Peter Hessler, River Town
I came to Fuling on the slow boat downstream
from Chongqing. It was a warm, clear night at the end of August
in 1996—stars flickering above the Yangtze River, their
light too faint to reflect off the black water. A car from
the college drove us along the narrow streets that twisted
up from the docks. The city rushed past, dim and strange under
the stars.
There were two of us. We had been sent to work
as teachers, and both of us were young: I was twenty-seven
and Adam Meier was twenty-two. We had heard almost nothing
about Fuling. I knew that part of the city would be flooded
by the new Three Gorges Dam, and I knew that for many years
Fuling had been closed to outsiders.
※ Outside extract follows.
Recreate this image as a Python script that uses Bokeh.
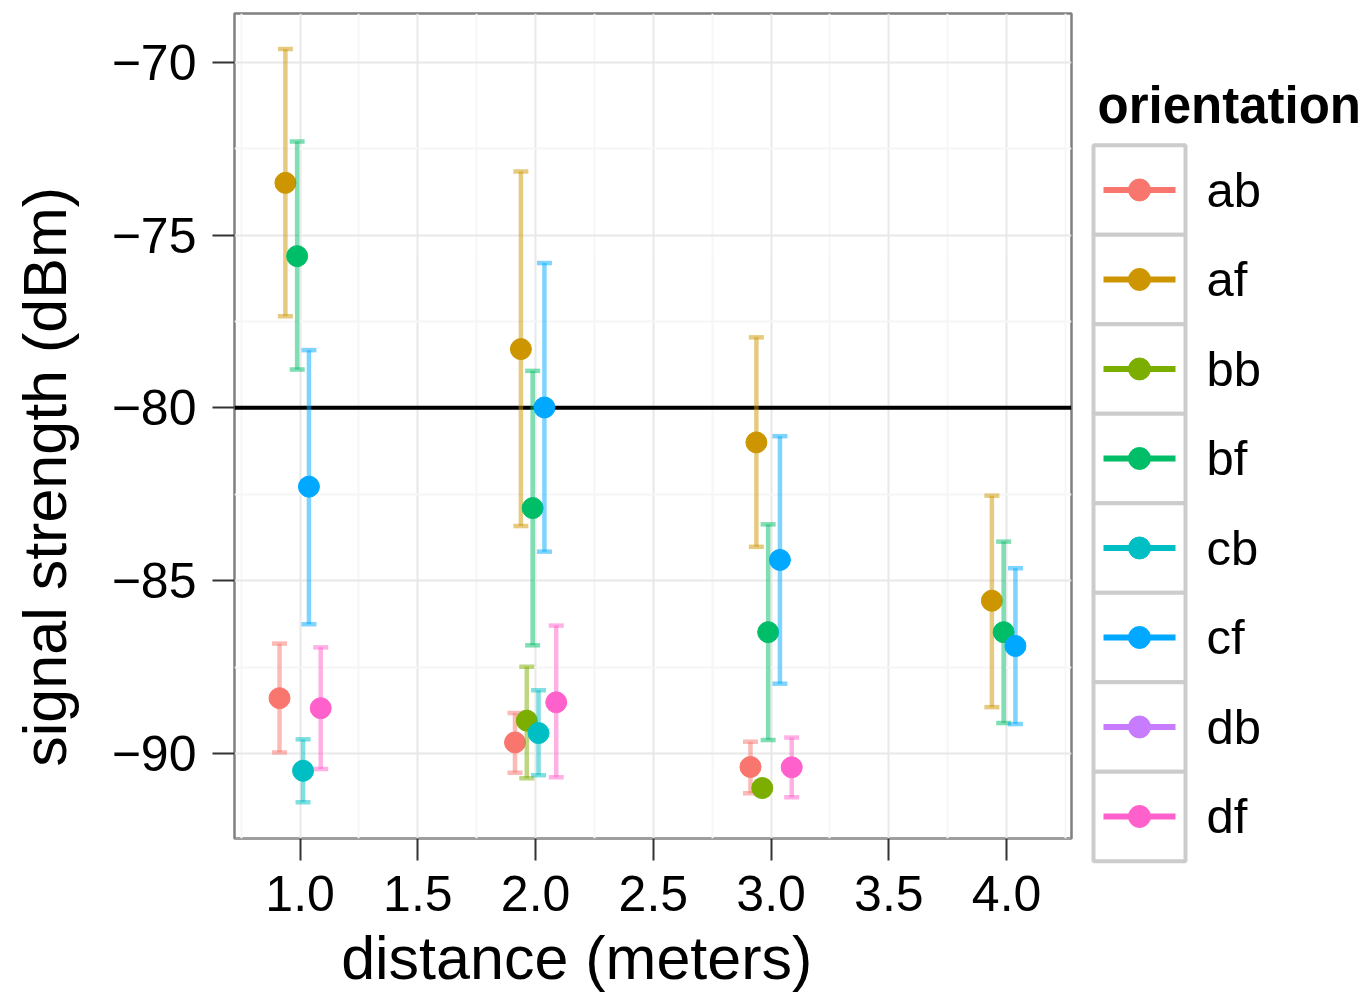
from bokeh.plotting import figure
from bokeh.layouts import row, column
from bokeh.models import (Range1d, FixedTicker, CustomJSTickFormatter,
                          Span, ColumnDataSource, Label, Spacer)
from bokeh.transform import dodge
from bokeh.core.properties import value
from bokeh.embed import file_html
from bokeh.resources import INLINE

# ---------------- data ----------------
orientations = ["ab", "af", "bb", "bf", "cb", "cf", "db", "df"]
colors = ["#F8766D", "#CD9600", "#7CAE00", "#00BE67", "#00BFC4", "#00A9FF", "#C77CFF", "#FF61CC"]

obs_orientation = ["ab", "af", "bf", "cb", "cf", "df",
                   "ab", "af", "bb", "bf", "cb", "cf", "df",
                   "ab", "af", "bb", "bf", "cf", "df",
                   "af", "bf", "cf"]
obs_distance = [1, 1, 1, 1, 1, 1,
                2, 2, 2, 2, 2, 2, 2,
                3, 3, 3, 3, 3, 3,
                4, 4, 4]
obs_mean = [-88.40, -73.49, -75.61, -90.50, -82.28, -88.69,
            -89.68, -78.30, -89.05, -82.90, -89.41, -79.99, -88.52,
            -90.39, -81.00, -91.00, -86.49, -84.40, -90.40,
            -85.58, -86.49, -86.89]
obs_lower = [-89.97, -77.35, -78.89, -91.41, -86.26, -90.45,
             -90.56, -83.42, -90.72, -86.87, -90.63, -84.16, -90.69,
             -91.15, -84.02, -91.18, -89.61, -87.98, -91.27,
             -88.66, -89.12, -89.15]
obs_upper = [-86.82, -69.62, -72.29, -89.59, -78.33, -86.93,
             -88.83, -73.16, -87.49, -78.93, -88.17, -75.81, -86.30,
             -89.66, -77.96, -90.82, -83.37, -80.82, -89.54,
             -82.54, -83.87, -84.64]

x_ticks = [1.0, 1.5, 2.0, 2.5, 3.0, 3.5, 4.0]
y_ticks = [-90, -85, -80, -75, -70]
threshold = -80

x_title = "distance (meters)"
y_title = "signal strength (dBm)"
legend_title = "orientation"

# ---------------- style ----------------
FONT = "Liberation Sans"
DODGE_WIDTH = 0.2
NBSP = "\u00a0"

p = figure(width=1085, height=994, output_backend="svg", toolbar_location=None,
           x_range=Range1d(0.7214, 4.2756), y_range=Range1d(-92.46, -68.59),
           min_border_left=234, min_border_right=14, min_border_top=13,
           min_border_bottom=156)
p.background_fill_color = "white"
p.border_fill_color = "white"
p.outline_line_color = "#808080"
p.outline_line_width = 2.5

x_minor = [t - 0.25 for t in x_ticks] + [x_ticks[-1] + 0.25]
y_minor = [t - 2.5 for t in y_ticks] + [y_ticks[-1] + 2.5]
p.xaxis.ticker = FixedTicker(ticks=x_ticks, minor_ticks=x_minor)
p.yaxis.ticker = FixedTicker(ticks=y_ticks, minor_ticks=y_minor)
p.xaxis.formatter = CustomJSTickFormatter(code="return tick.toFixed(1);")
p.yaxis.formatter = CustomJSTickFormatter(
    code="return (tick < 0 ? '\u2212' : '') + Math.abs(tick).toFixed(0);")

for g in (p.xgrid[0], p.ygrid[0]):
    g.grid_line_color = "#E8E8E8"
    g.grid_line_width = 2
    g.minor_grid_line_color = "#F6F6F6"
    g.minor_grid_line_width = 2

for ax in (p.xaxis[0], p.yaxis[0]):
    ax.axis_line_color = None
    ax.major_tick_line_color = "#333333"
    ax.major_tick_line_width = 2
    ax.major_tick_out = 22
    ax.major_tick_in = 0
    ax.minor_tick_line_color = None
    ax.major_label_text_font = FONT
    ax.major_label_text_font_size = "50px"
    ax.major_label_text_color = "black"
    ax.axis_label_text_font = FONT
    ax.axis_label_text_font_size = "61px"
    ax.axis_label_text_font_style = "normal"
    ax.axis_label_text_color = "black"

p.xaxis.axis_label = x_title + NBSP * 9
p.yaxis.axis_label = y_title + NBSP * 6
p.xaxis.major_label_standoff = 15
p.yaxis.major_label_standoff = 16
p.xaxis.axis_label_standoff = 10
p.yaxis.axis_label_standoff = 30

span = Span(location=threshold, dimension="width", line_color="black", line_width=4,
            level="underlay")
p.add_layout(span)

n = len(orientations)
for i, (o, c) in enumerate(zip(orientations, colors)):
    idx = [k for k, v in enumerate(obs_orientation) if v == o]
    if not idx:
        continue
    src = ColumnDataSource(dict(
        distance=[obs_distance[k] for k in idx],
        mean=[obs_mean[k] for k in idx],
        lower=[obs_lower[k] for k in idx],
        upper=[obs_upper[k] for k in idx],
    ))
    off = (i - (n - 1) / 2) * DODGE_WIDTH / n
    xs = dodge("distance", off)
    p.segment(x0=xs, x1=xs, y0="lower", y1="upper", source=src,
              line_color=c, line_alpha=0.5, line_width=4.5)
    for end in ("upper", "lower"):
        p.rect(x=xs, y=end, width=15, height=4.5, width_units="screen",
               height_units="screen", source=src, fill_color=c, fill_alpha=0.5,
               line_color=None)
    p.scatter(x=xs, y="mean", source=src, size=21, color=c)

# ---------------- legend panel ----------------
KEY_X = 54
LABEL_X = 121
leg = figure(width=284, height=994, output_backend="svg", toolbar_location=None,
             x_range=Range1d(0, 284), y_range=Range1d(8.989, -2.117),
             x_axis_type=None, y_axis_type=None,
             min_border=0, min_border_left=0, min_border_right=0,
             min_border_top=0, min_border_bottom=0)
leg.outline_line_color = None
leg.grid.visible = False
leg.background_fill_color = "white"
leg.border_fill_color = "white"

lsrc = ColumnDataSource(dict(row=list(range(n)), orientation=orientations, color=colors))
leg.rect(x=KEY_X, y="row", width=92, height=1, width_units="screen", source=lsrc,
         fill_color="white", line_color="#CCCCCC", line_width=4)
leg.rect(x=KEY_X, y="row", width=72, height=6, width_units="screen", height_units="screen",
         source=lsrc, fill_color="color", line_color=None)
leg.scatter(x=KEY_X, y="row", size=22, color="color", source=lsrc)
leg.text(x=LABEL_X, y="row", text="orientation", source=lsrc,
         text_font=value(FONT), text_font_size="49px", text_baseline="middle",
         text_color="black")
leg.add_layout(Label(x=12, y=-0.94, text=legend_title, text_font=FONT,
                     text_font_size="51px", text_font_style="bold",
                     text_baseline="alphabetic", text_color="black"))

layout = row(p, column(leg))
open("out.html", "w").write(file_html(layout, INLINE))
Other than that I had
been told very little.
No Americans had lived there for half a century.
Later, I would meet older people in town who remembered some
American residents in the 1940s, before the 1949 Communist
Liberation, but such memories were always vague. When we arrived,
there was one other foreigner, a German who was spending a
semester teaching at a local high school. But we met him only
once, and he left not long after we settled in. After that
we were the only foreigners in town. The population was about
200,000, which made it a small city by Chinese standards.
There was no railroad in Fuling. It had always
been a poor part of Sichuan province and the roads were bad.
To go anywhere you took the boat, but mostly you didn't go
anywhere. For the next two years the city was my home.
A week after we arrived, everybody in the college
gathered at the front gate. A group of students and teachers
had spent the summer walking from Fuling to Yan'an, the former
revolutionary base in northern Shaanxi province, and now they
were returning to school.
It was the sixtieth anniversary of the Long
March, the six-thousand-mile trek that the Red Army had made
during the most critical part of the civil war, when the Kuomintang
was on the verge of destroying Mao Zedong's forces. Against
all odds the Communists had marched to safety, over the mountains
and deserts of western China, and from Yan'an they had steadily
built their strength until at last their revolution carried
the nation, driving the Kuomintang to Taiwan.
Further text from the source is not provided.